How can Kavanaugh forget!!!
Pin is front left, the toughest pin on the course I think. Huge back to front slope(think Eden). John does aim for the bunker hoping for a draw with a 6 iron and dead blocks it right of the green about 2/3 of the way thru it's depth. Alex, his caddie says he can try a huge flop shot that needs to land just over the bunker in the center of the green, which is between him and the hole, and let the ball just trickle down the big slope 20 ft to the hole or just play to the fringe short of the green and try to make a 20 ft uphill putt. Alex recommends the safe route to avoid making double if he doesn't pull off the flopasaurus. John looks at me with mischief in his eye and says "Well, I've gotta try the shot over the bunker. When else I'm I going to be able to play this shot." He nips it just right with a big swing, lands it in the collar just over the bunker with spin, ball takes one bounce forward and then almost stops, it then starts to barely roll down the hill, picks up speed a little until it runs out of gumption and ends up a foot from the cup.
I look forward to describing again the first time he played 10.
Enjoying this John.
One note re 5 - The backside of the little Manmade Alps right of the green was always cut as fairway once you cleared the horseshoe at the top of the hill, enabling the ball to bound onto the green with a fairway wood or long iron. It actually provided for a 2 club shorter route if you challenged the hill successfully. Another of the many cool alternate route ideas that Thomas put all over Riviera.

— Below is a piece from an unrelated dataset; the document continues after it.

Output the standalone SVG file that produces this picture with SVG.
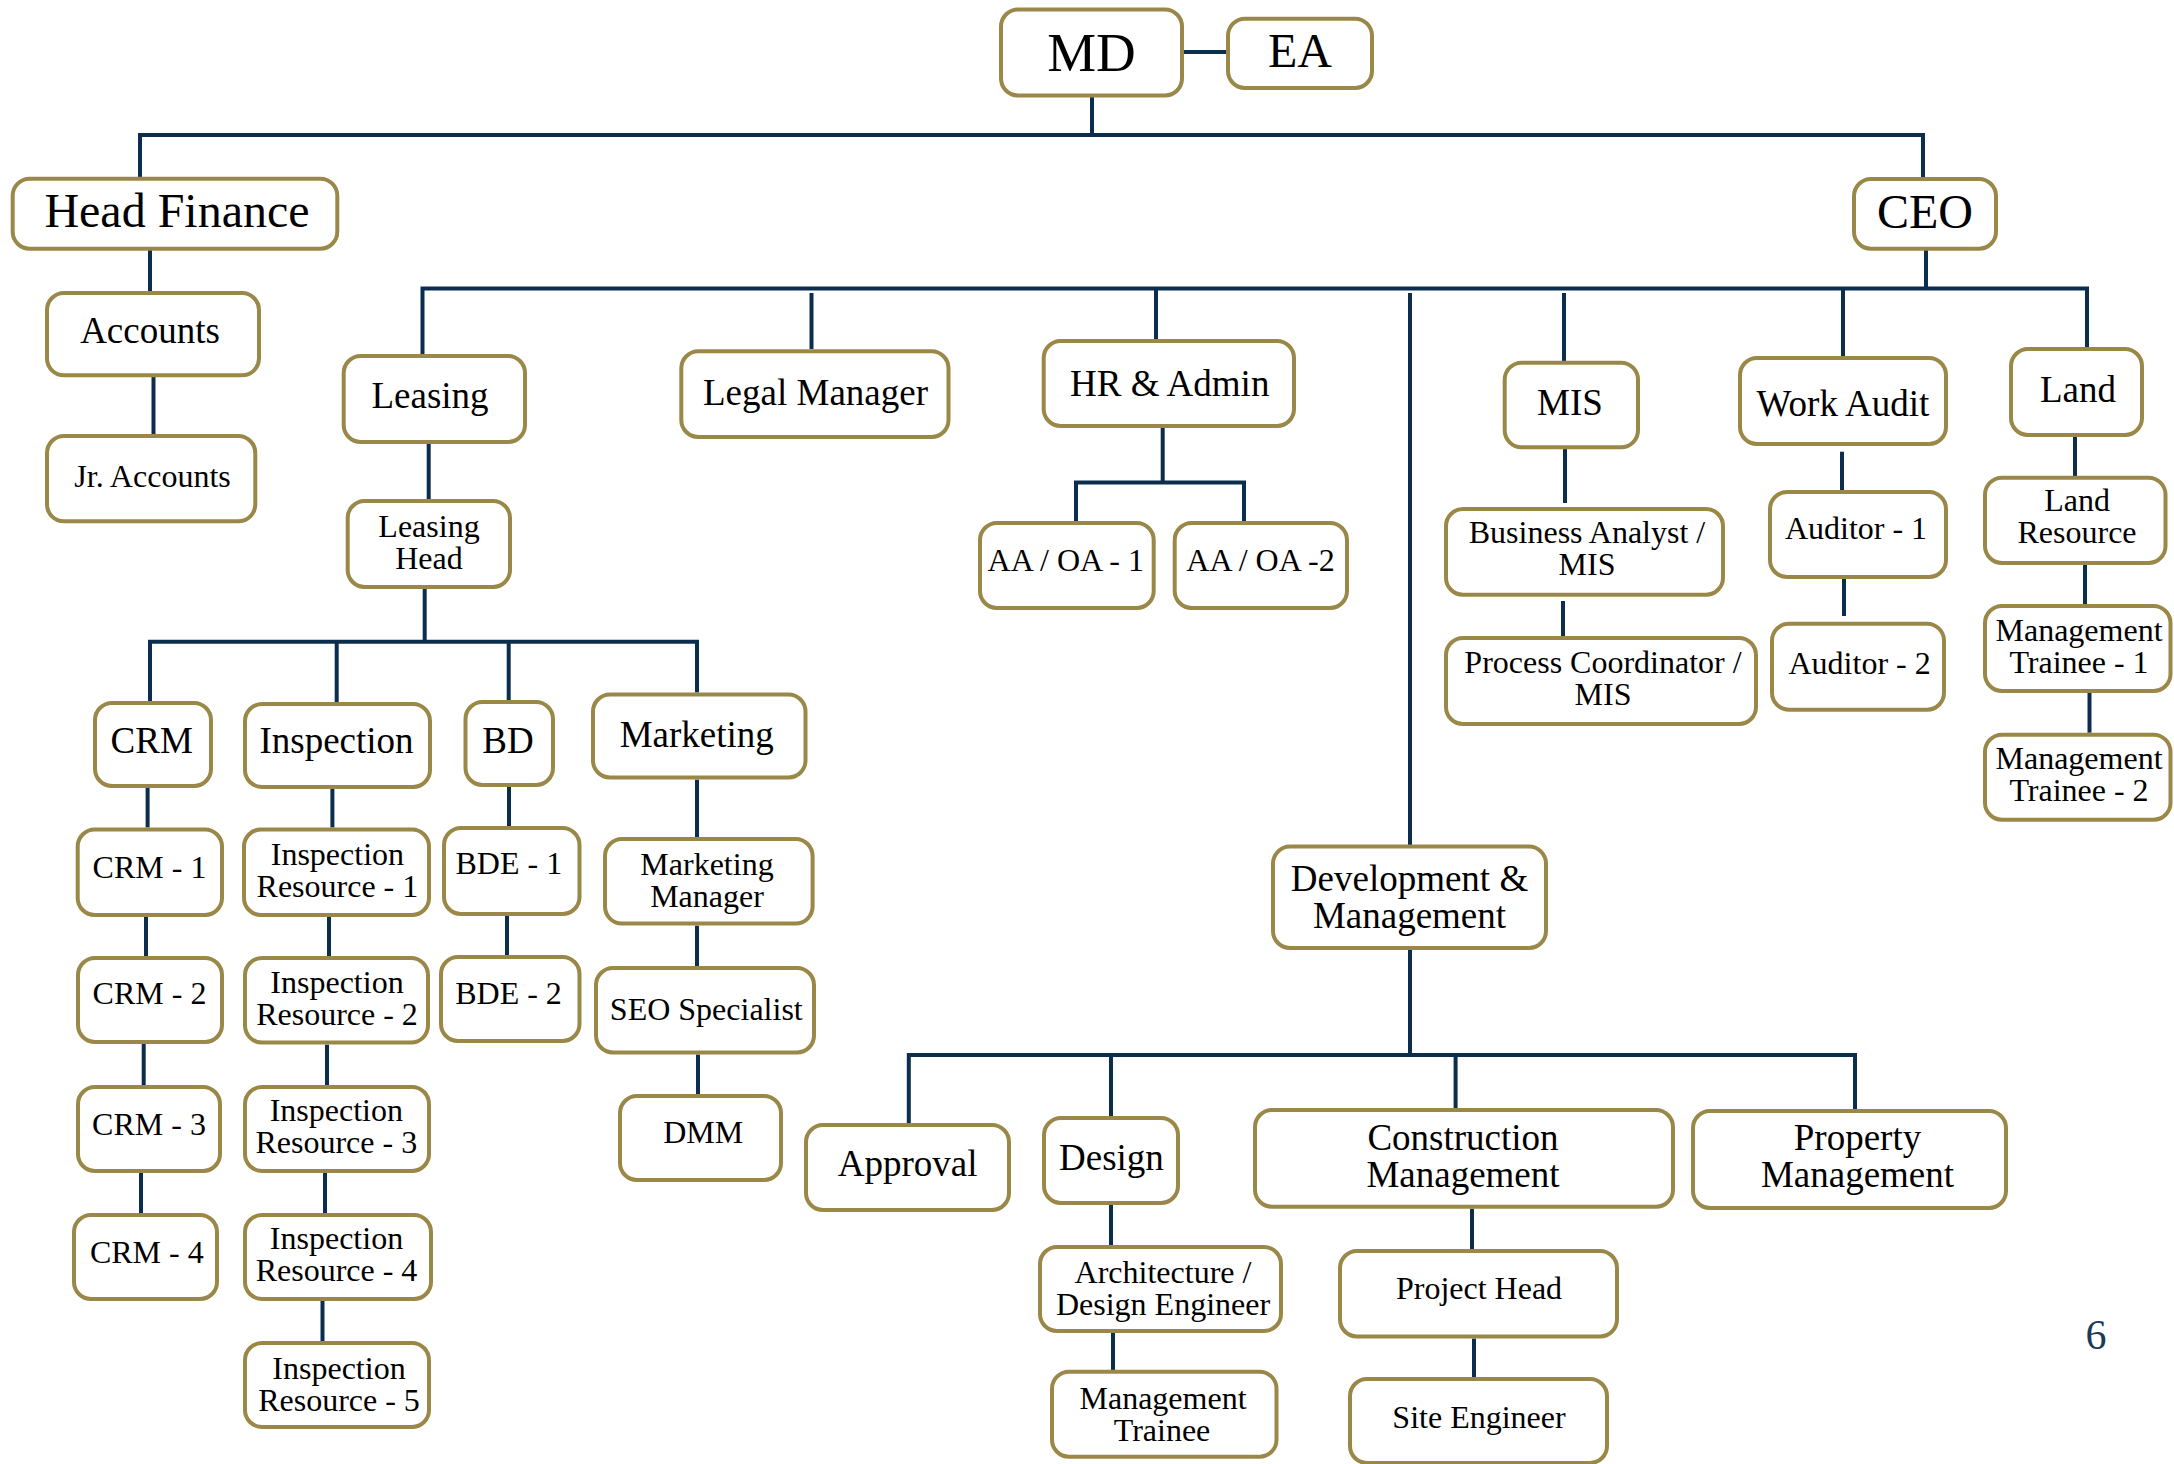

This hole lies dormant with the tees 30yards forward from their original placement, and the equipment of today. The tee complex got changed in the early 80s to soften the descent from the 4th green to the back 5th tee as there was a fear of litigation if someone fell down the very steep hill, which happened on #1 a year earlier. LAAC made the decision to eliminate their exposure to those kinds of lawsuits by "fixing" the problem and just moving up the tees and creating these huge Ted Robinson designed freeway tees with almost no descent from the 4th green. The original back tee was about 10 yards behind and below the very pushed up green. Kind of benched into it. The tee shot on 5 would fly into the Manmade hill in the fairway that acted as a governor for distance leaving you a 215 yard second shot. If you stand on the top of that hill you will see that these details still exist today, but given the 3rd generation of tees(the Robinson tees were replaced and an attempt to find the old tee missed it's mark), equipment, and the long grass on the back side of the greenside hill, this wonderful hole does not play as intended. It's quite a tribute to Thomas and Bell that still, it's a cool hole.